>>>>>
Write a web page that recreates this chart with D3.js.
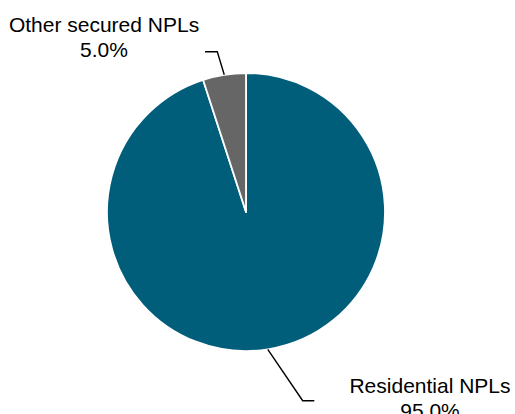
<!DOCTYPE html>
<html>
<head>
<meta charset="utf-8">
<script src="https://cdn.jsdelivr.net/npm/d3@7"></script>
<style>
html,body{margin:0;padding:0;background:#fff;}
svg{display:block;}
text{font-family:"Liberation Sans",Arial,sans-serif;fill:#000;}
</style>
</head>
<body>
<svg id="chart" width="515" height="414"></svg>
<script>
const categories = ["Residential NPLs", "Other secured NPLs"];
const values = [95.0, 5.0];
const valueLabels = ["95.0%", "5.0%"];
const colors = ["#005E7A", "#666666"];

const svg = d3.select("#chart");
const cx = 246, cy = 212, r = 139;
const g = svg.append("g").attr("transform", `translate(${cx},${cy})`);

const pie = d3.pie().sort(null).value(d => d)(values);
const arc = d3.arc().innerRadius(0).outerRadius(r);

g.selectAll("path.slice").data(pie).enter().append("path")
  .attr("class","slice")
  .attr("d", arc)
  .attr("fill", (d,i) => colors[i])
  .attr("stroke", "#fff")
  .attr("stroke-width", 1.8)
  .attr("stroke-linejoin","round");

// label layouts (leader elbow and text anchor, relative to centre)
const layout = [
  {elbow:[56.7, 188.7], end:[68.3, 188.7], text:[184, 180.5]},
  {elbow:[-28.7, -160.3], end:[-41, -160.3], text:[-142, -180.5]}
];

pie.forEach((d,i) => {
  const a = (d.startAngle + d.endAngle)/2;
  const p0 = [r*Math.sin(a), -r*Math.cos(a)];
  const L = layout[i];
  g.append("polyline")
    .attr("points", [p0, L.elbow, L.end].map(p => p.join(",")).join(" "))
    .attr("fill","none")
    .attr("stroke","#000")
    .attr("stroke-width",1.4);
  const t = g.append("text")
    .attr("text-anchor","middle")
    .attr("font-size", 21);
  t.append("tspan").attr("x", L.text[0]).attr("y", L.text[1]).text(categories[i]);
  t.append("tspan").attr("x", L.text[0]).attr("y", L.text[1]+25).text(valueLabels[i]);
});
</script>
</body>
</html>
<<<<<
### DESCRIPTION OF THE TASK
Are you able to set down all the lines above exactly, without any pictures?

### FINISHED ANSWER
Write a web page that recreates this chart with D3.js.
<!DOCTYPE html>
<html>
<head>
<meta charset="utf-8">
<script src="https://cdn.jsdelivr.net/npm/d3@7"></script>
<style>
html,body{margin:0;padding:0;background:#fff;}
svg{display:block;}
text{font-family:"Liberation Sans",Arial,sans-serif;fill:#000;}
</style>
</head>
<body>
<svg id="chart" width="515" height="414"></svg>
<script>
const categories = ["Residential NPLs", "Other secured NPLs"];
const values = [95.0, 5.0];
const valueLabels = ["95.0%", "5.0%"];
const colors = ["#005E7A", "#666666"];

const svg = d3.select("#chart");
const cx = 246, cy = 212, r = 139;
const g = svg.append("g").attr("transform", `translate(${cx},${cy})`);

const pie = d3.pie().sort(null).value(d => d)(values);
const arc = d3.arc().innerRadius(0).outerRadius(r);

g.selectAll("path.slice").data(pie).enter().append("path")
  .attr("class","slice")
  .attr("d", arc)
  .attr("fill", (d,i) => colors[i])
  .attr("stroke", "#fff")
  .attr("stroke-width", 1.8)
  .attr("stroke-linejoin","round");

// label layouts (leader elbow and text anchor, relative to centre)
const layout = [
  {elbow:[56.7, 188.7], end:[68.3, 188.7], text:[184, 180.5]},
  {elbow:[-28.7, -160.3], end:[-41, -160.3], text:[-142, -180.5]}
];

pie.forEach((d,i) => {
  const a = (d.startAngle + d.endAngle)/2;
  const p0 = [r*Math.sin(a), -r*Math.cos(a)];
  const L = layout[i];
  g.append("polyline")
    .attr("points", [p0, L.elbow, L.end].map(p => p.join(",")).join(" "))
    .attr("fill","none")
    .attr("stroke","#000")
    .attr("stroke-width",1.4);
  const t = g.append("text")
    .attr("text-anchor","middle")
    .attr("font-size", 21);
  t.append("tspan").attr("x", L.text[0]).attr("y", L.text[1]).text(categories[i]);
  t.append("tspan").attr("x", L.text[0]).attr("y", L.text[1]+25).text(valueLabels[i]);
});
</script>
</body>
</html>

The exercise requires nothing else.